■ PROBLEM REQUIREMENTS ■
From the very first line of the data to the line containing "(0,0) rectangle (1332,598);", retype everything exactly, leaving the pictures behind.

■ EXERCISE INPUTS ■
—————
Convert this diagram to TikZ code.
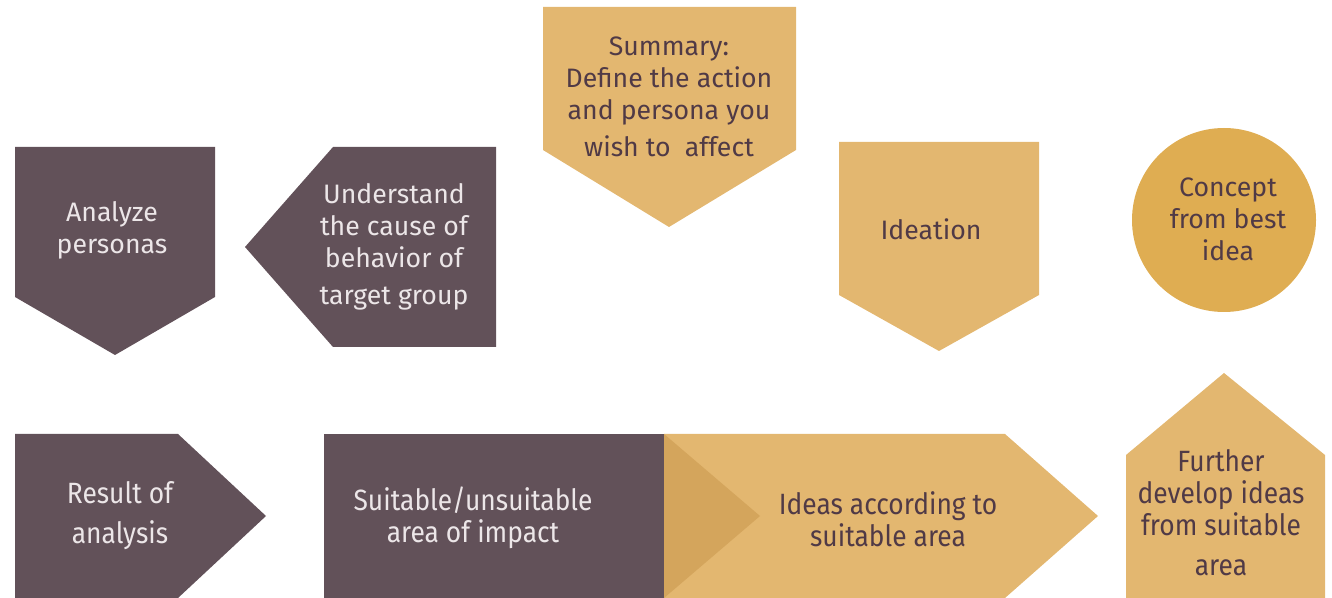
\documentclass[tikz,border=0pt]{standalone}
\usepackage{fontspec}
\setmainfont{Fira Sans}
\newfontfamily\narrowfont[FakeStretch=0.9]{Fira Sans}
\usepackage{xcolor}
\definecolor{plum}{HTML}{625159}
\definecolor{plumtext}{HTML}{503A46}
\definecolor{paletext}{HTML}{ECE6E8}
\definecolor{sand}{HTML}{E3B770}
\definecolor{sanddark}{HTML}{D4A55C}
\definecolor{ochre}{HTML}{DFAD52}

\begin{document}
\begin{tikzpicture}[x=0.75pt, y=-0.75pt,
    lbl/.style={align=center, font=\fontsize{20}{24}\selectfont, inner sep=0pt},
    narrow/.style={font=\fontsize{22}{24}\narrowfont},
    onplum/.style={lbl, text=paletext},
    onsand/.style={lbl, text=plumtext}]
    \useasboundingbox (0,0) rectangle (1332,598);

    % Analyze personas
    \fill[plum] (15,147) -- (215,147) -- (215,297) -- (115,355) -- (15,297) -- cycle;
    \node[onplum] (analyze) at (112,230) {Analyze\\personas};

    % Understand the cause
    \fill[plum] (333,147) -- (496,147) -- (496,347) -- (333,347) -- (245,247) -- cycle;
    \node[onplum] (cause) at (394,247) {Understand\\the cause of\\behavior of\\[4pt]target group};

    % Summary
    \fill[sand] (543,7) -- (796,7) -- (796,150) -- (669,227) -- (543,150) -- cycle;
    \node[onsand] (summary) at (669,97) {Summary:\\Define the action\\and persona you\\[4pt]wish to\ \ affect};

    % Ideation
    \fill[sand] (839,142) -- (1039,142) -- (1039,295) -- (939,351) -- (839,295) -- cycle;
    \node[onsand] (ideation) at (931,229) {Ideation};

    % Concept
    \fill[ochre] (1224,220) circle (92);
    \node[onsand] (concept) at (1228,219) {Concept\\from best\\idea};

    % Result of analysis
    \fill[plum] (15,434) -- (178,434) -- (266,516) -- (178,598) -- (15,598) -- cycle;
    \node[onplum, narrow] (result) at (120,516) {Result of\\[6pt]analysis};

    % Suitable/unsuitable
    \fill[plum] (324,434) rectangle (664,598);
    \node[onplum, narrow] (area) at (473,518) {Suitable/unsuitable\\area of impact};

    % Ideas according to suitable area
    \fill[sand] (664,434) -- (1005,434) -- (1098,516) -- (1005,598) -- (664,598) -- cycle;
    \fill[sanddark] (664,434) -- (760,516) -- (664,598) -- cycle;
    \node[onsand, narrow] (ideas) at (888,519) {Ideas according to\\suitable area};

    % Further develop
    \fill[sand] (1126,455) -- (1224,373) -- (1325,455) -- (1325,598) -- (1126,598) -- cycle;
    \node[onsand, narrow] (further) at (1221,513) {Further\\develop ideas\\from suitable\\[6pt]area};
\end{tikzpicture}
\end{document}
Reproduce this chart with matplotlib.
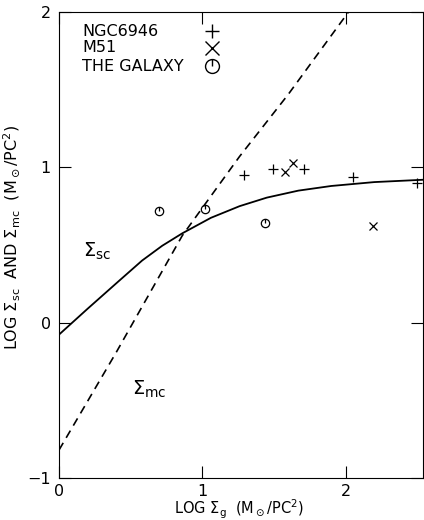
import numpy as np
import matplotlib
matplotlib.use('Agg')
import matplotlib.pyplot as plt
from matplotlib.path import Path

# curves
sc_x = [0.0, 0.2, 0.42, 0.58, 0.72, 0.86, 1.06, 1.26, 1.45, 1.67, 1.9, 2.2, 2.54]
sc_y = [-0.077, 0.09, 0.27, 0.40, 0.495, 0.575, 0.675, 0.75, 0.805, 0.85,
        0.88, 0.905, 0.92]
mc_x = [0.0, 0.4, 0.86, 1.26, 1.6, 2.02]
mc_y = [-0.82, -0.19, 0.56, 1.07, 1.47, 2.0]

# observations
ngc_x = [1.29, 1.49, 1.71, 2.05, 2.50]
ngc_y = [0.95, 0.99, 0.99, 0.94, 0.90]
m51_x = [1.58, 1.63, 2.19]
m51_y = [0.97, 1.03, 0.62]
gal_x = [0.70, 1.02, 1.44]
gal_y = [0.72, 0.73, 0.64]

legend_names = ['NGC6946', 'M51', 'THE GALAXY']

# circle with a tick, like the galaxy symbol
circ = Path.unit_circle()
tick = Path([[0, 0], [0, 1]], [Path.MOVETO, Path.LINETO])
gal_marker = Path.make_compound_path(circ, tick)

plt.rcParams['font.family'] = ['DejaVu Sans']
plt.rcParams['mathtext.fontset'] = 'dejavusans'

fig = plt.figure(figsize=(4.24, 5.20), dpi=100)
ax = fig.add_axes([59/424, 1-478/520, 364/424, 466/520])

ax.plot(sc_x, sc_y, color='black', lw=1.3)
l, = ax.plot(mc_x, mc_y, color='black', lw=1.2)
l.set_dashes((5, 3.5))

ax.plot(ngc_x, ngc_y, ls='none', marker='+', ms=7, mew=0.9, color='black')
ax.plot(m51_x, m51_y, ls='none', marker='x', ms=6, mew=0.9, color='black')
ax.plot(gal_x, gal_y, ls='none', marker=gal_marker, ms=6, mew=0.9,
        mfc='none', mec='black')

ax.set_xlim(0, 2.54)
ax.set_ylim(-1, 2)
ax.set_xticks([0, 1, 2])
ax.set_yticks([-1, 0, 1, 2])
ax.set_xticklabels(['0', '1', '2'])
ax.set_yticklabels(['\u22121', '0', '1', '2'])
ax.tick_params(direction='in', length=8.5, width=0.8, top=True, right=True,
               labelsize=11.5, pad=6)
ax.tick_params(axis='x', pad=4)
for s in ax.spines.values():
    s.set_linewidth(0.8)

# legend block
rows = [0.959, 0.923, 0.884]
marks = ['+', 'x', gal_marker]
for name, yy, mk in zip(legend_names, rows, marks):
    ax.text(0.063, yy, name, transform=ax.transAxes, fontsize=11.5,
            va='center', ha='left')
    ax.plot([0.42], [yy], transform=ax.transAxes, marker=mk, ms=10, mew=1.0,
            mfc='none', mec='black', ls='none', clip_on=False)

ax.text(0.17, 0.46, r'$\Sigma_{\rm sc}$', fontsize=14, ha='left', va='center')
ax.text(0.51, -0.43, r'$\Sigma_{\rm mc}$', fontsize=14, ha='left', va='center')

ax.set_xlabel(r'LOG $\Sigma_{\rm g}$  (M$_\odot$/PC$^2$)', fontsize=10.5)
ax.xaxis.set_label_coords(0.494, -0.043)
ax.set_ylabel(r'LOG $\Sigma_{\rm sc}$  AND $\Sigma_{\rm mc}$  (M$_\odot$/PC$^2$)',
              fontsize=11.5)
ax.yaxis.set_label_coords(-0.102, 0.517)

fig.savefig('out.png', dpi=100)
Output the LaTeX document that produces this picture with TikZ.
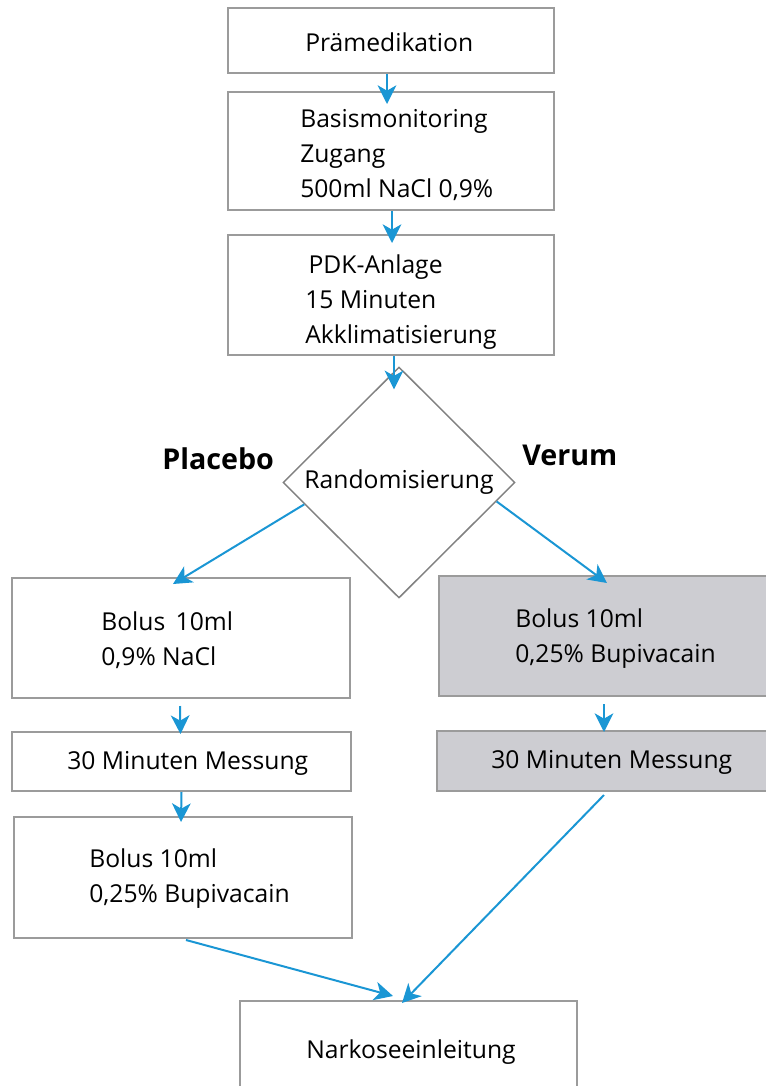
—————
■ RESULT OF THIS EXERCISE ■
Convert this diagram to TikZ code.
\documentclass[tikz,border=0pt]{standalone}
\usepackage{fontspec}
\setmainfont{Fira Sans}
\newfontfamily\narrowfont[FakeStretch=0.9]{Fira Sans}
\usepackage{xcolor}
\definecolor{plum}{HTML}{625159}
\definecolor{plumtext}{HTML}{503A46}
\definecolor{paletext}{HTML}{ECE6E8}
\definecolor{sand}{HTML}{E3B770}
\definecolor{sanddark}{HTML}{D4A55C}
\definecolor{ochre}{HTML}{DFAD52}

\begin{document}
\begin{tikzpicture}[x=0.75pt, y=-0.75pt,
    lbl/.style={align=center, font=\fontsize{20}{24}\selectfont, inner sep=0pt},
    narrow/.style={font=\fontsize{22}{24}\narrowfont},
    onplum/.style={lbl, text=paletext},
    onsand/.style={lbl, text=plumtext}]
    \useasboundingbox (0,0) rectangle (1332,598);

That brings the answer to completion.